Untuk itu, Arif menyiapkan dua buah sumur air yang sudah dicampur dengan nutrisi tanaman. Setiap hari, ia melakukan pengecekan terhadap nutrisi yang terdapat dalam air menggunakan alat yang bernama TDS meter.
"Kalau nutrisinya kelebihan berarti tinggal nambahi saja airnya, tapi kalau nutrisinya kurang ya ditambahi abmix-nya," ucapnya.
Baca juga: Mengenal Rockwool dan Manfaatnya untuk Metode Hidroponik
Selain melakukan pengecekan berkala terhadap nutrisi tanaman, Arif juga harus rutin memperhatikan tanamannya lantaran sering diserang hama seperti belalang.
Karena tidak menggunakan pestisida, risiko tanaman rusak diserang hama juga cukup tinggi.
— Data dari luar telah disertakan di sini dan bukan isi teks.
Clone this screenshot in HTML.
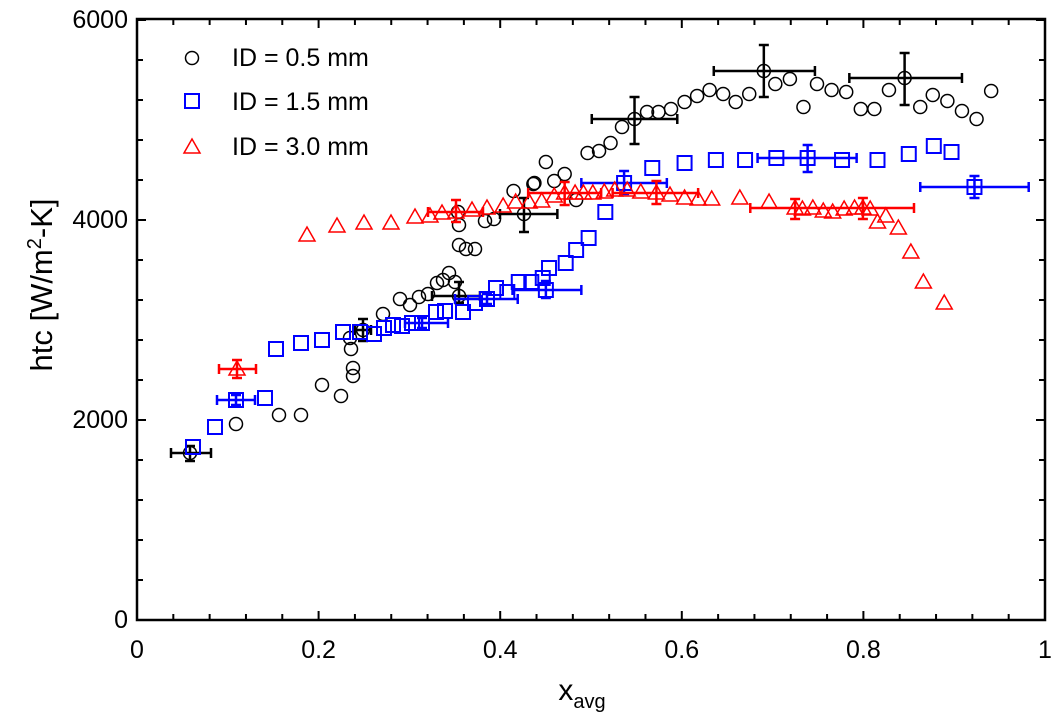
<!DOCTYPE html>
<html><head><meta charset="utf-8"><style>
html,body{margin:0;padding:0;background:#fff;}
svg{display:block;font-family:"Liberation Sans",Arial,sans-serif;}
</style></head><body>
<svg id="s" width="1053" height="719" viewBox="0 0 1053 719" xmlns="http://www.w3.org/2000/svg">
<rect x="137" y="19" width="908" height="601" fill="none" stroke="#000" stroke-width="2.5"/>
<g font-size="25" fill="#000" text-anchor="middle">
<text x="137" y="658">0</text><text x="318.6" y="658">0.2</text><text x="500.2" y="658">0.4</text><text x="681.8" y="658">0.6</text><text x="863.4" y="658">0.8</text><text x="1045" y="658">1</text>
</g>
<g font-size="25" fill="#000" text-anchor="end">
<text x="128" y="628">0</text><text x="128" y="428">2000</text><text x="128" y="228">4000</text><text x="128" y="28">6000</text>
</g>
<text x="582" y="700" font-size="30" text-anchor="middle">x<tspan font-size="20" dy="8">avg</tspan></text>
<text transform="translate(52,285) rotate(-90)" font-size="31" text-anchor="middle">htc  [W/m<tspan font-size="20" dy="-11">2</tspan><tspan dy="11">-K]</tspan></text>
<g font-size="25" fill="#000">
<text x="232" y="66">ID = 0.5 mm</text>
<text x="232" y="110">ID = 1.5 mm</text>
<text x="232" y="155">ID = 3.0 mm</text>
</g>
<g id="d"></g>
</svg>
<script>
var ns="http://www.w3.org/2000/svg",g=document.getElementById('d');
function fx(x){return x>500?500+(x-500)*1.0428:x;}
function el(t,a){var e=document.createElementNS(ns,t);for(var k in a)e.setAttribute(k,a[k]);g.appendChild(e);return e;}
for(var i=0;i<=25;i++){var x=137+i*908/25,L=(i%5==0)?9:6;
el('line',{x1:x,y1:620,x2:x,y2:620-L,stroke:'#000','stroke-width':2});
el('line',{x1:x,y1:19,x2:x,y2:19+L,stroke:'#000','stroke-width':2});}
for(var i=0;i<=15;i++){var y=620-i*40,L=(i%5==0)?9:6;
el('line',{x1:137,y1:y,x2:137+L,y2:y,stroke:'#000','stroke-width':2});
el('line',{x1:1045,y1:y,x2:1045-L,y2:y,stroke:'#000','stroke-width':2});}
function circ(x,y,c){x=fx(x);el('circle',{cx:x,cy:y,r:6.5,fill:'none',stroke:c||'#000','stroke-width':1.5});}
function sq(x,y,c){x=fx(x);el('rect',{x:x-7,y:y-7,width:14,height:14,fill:'none',stroke:c||'#00f','stroke-width':2});}
function tri(x,y,c){x=fx(x);el('polygon',{points:(x-8)+','+(y+6)+' '+x+','+(y-8)+' '+(x+8)+','+(y+6),fill:'none',stroke:c||'#f00','stroke-width':1.5});}
function eb(x,y,x1,x2,y1,y2,c){x=fx(x);x1=fx(x1);x2=fx(x2);
el('line',{x1:x1,y1:y,x2:x2,y2:y,stroke:c,'stroke-width':2.5});
el('line',{x1:x1,y1:y-5,x2:x1,y2:y+5,stroke:c,'stroke-width':2.5});
el('line',{x1:x2,y1:y-5,x2:x2,y2:y+5,stroke:c,'stroke-width':2.5});
el('line',{x1:x,y1:y1,x2:x,y2:y2,stroke:c,'stroke-width':2.5});
el('line',{x1:x-5,y1:y1,x2:x+5,y2:y1,stroke:c,'stroke-width':2.5});
el('line',{x1:x-5,y1:y2,x2:x+5,y2:y2,stroke:c,'stroke-width':2.5});}
circ(192,58);sq(192,101);tri(192,147);
var C=[[190,453],[236,424],[279,415],[301,415],[322,385],[341,396],[353,368],[353,376],[351,349],[350,338],[363,330],[383,314],[400,299],[410,305],[419,297],[428,294],[437,283],[443,280],[449,273],[455,282],[459,296],[459,225],[459,245],[466,249],[475,249],[458,212],[485,221],[494,219],[513,191],[523,214],[533,183],[544,162],[532,184],[552,181],[562,174],[573,200],[584,153],[595,151],[606,143],[617,127],[629,119],[641,112],[652,112],[664,109],[677,102],[689,96],[701,90],[714,94],[726,102],[739,94],[753,71],[764,84],[778,79],[791,107],[804,84],[818,90],[832,92],[846,109],[859,109],[873,90],[888,78],[903,107],[915,95],[929,101],[943,111],[957,119],[971,91]];
C.forEach(function(p){circ(p[0],p[1]);});
eb(190,453,171,211,446,461,'#000');eb(363,330,355,371,319,341,'#000');eb(459,296,432,480,282,303,'#000');
eb(523,214,500,555,198,232,'#000');eb(629,119,588,670,97,144,'#000');eb(753,71,705,802,45,97,'#000');eb(888,78,835,943,53,105,'#000');
var S=[[193,447],[215,427],[236,400],[265,398],[276,349],[301,343],[322,340],[343,332],[360,332],[374,334],[384,328],[393,325],[402,326],[412,323],[422,323],[436,312],[445,311],[463,312],[475,303],[487,299],[496,288],[507,292],[518,282],[530,282],[541,278],[544,290],[547,268],[563,263],[573,250],[585,238],[601,212],[619,183],[646,168],[677,163],[707,160],[735,160],[765,158],[795,158],[828,160],[862,160],[892,154],[916,146],[933,152],[955,187]];
S.forEach(function(p){sq(p[0],p[1]);});
eb(236,400,217,255,395,405,'#00f');eb(422,323,405,448,318,328,'#00f');eb(487,299,455,517,294,304,'#00f');
eb(544,290,512,578,281,298,'#00f');eb(619,183,578,660,171,194,'#00f');eb(795,158,747,842,145,172,'#00f');eb(955,187,903,1007,176,198,'#00f');
var T=[[237,369],[307,235],[337,226],[364,223],[391,223],[415,217],[430,216],[442,213],[456,212],[472,210],[487,208],[503,206],[515,202],[528,202],[540,201],[552,196],[562,193],[572,193],[580,193],[589,193],[600,192],[610,190],[622,190],[635,192],[650,193],[663,195],[677,198],[690,199],[703,199],[730,198],[758,202],[783,208],[790,209],[800,208],[810,211],[819,212],[830,209],[840,208],[848,208],[855,209],[862,222],[870,216],[882,228],[894,252],[906,282],[926,303]];
T.forEach(function(p){tri(p[0],p[1]);});
eb(237,369,219,256,360,378,'#f00');eb(456,212,428,483,200,222,'#f00');eb(562,193,527,597,182,205,'#f00');
eb(650,193,608,690,181,204,'#f00');eb(783,208,740,897,199,219,'#f00');eb(848,208,848,848,198,219,'#f00');
</script>
</body></html>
Oleh sebab itu, proses pengecekan sangat penting. Ia mengusir hama itu dengan cara manual, yakni dengan membuangnya satu persatu.
"Kan enggak pakai obat-obatan jadi benar-benar alami, kalau ada belalang gitu biasanya ya ngambili satu-satu dibuang," imbuhnya.
Sempat kesulitan pasar
Arif sempat kebingungan saat musim panen. Arif tidak mengetahui hendak dijual ke mana hasil tanamannya itu.
Warung demi warung dihampirinya untuk menawarkan sayuran selada organik itu. Namun, tidak sedikit yang menolaknya mentah-mentah karena harganya mahal dibanding yang dijual di pasaran.
Di pasar, warung-warung itu biasa mendapatkan harga Rp 9.000 perkilogram. Sedangkan sayur selada milik Arif dibanderol mulai harga Rp 25.000 - Rp 30.000.
Hingga akhirnya, sayuran itu dibagikan kepada sanak saudara dan tetangga dekat rumah. Ternyata, dari sana jalan rejekinya mulai terbuka.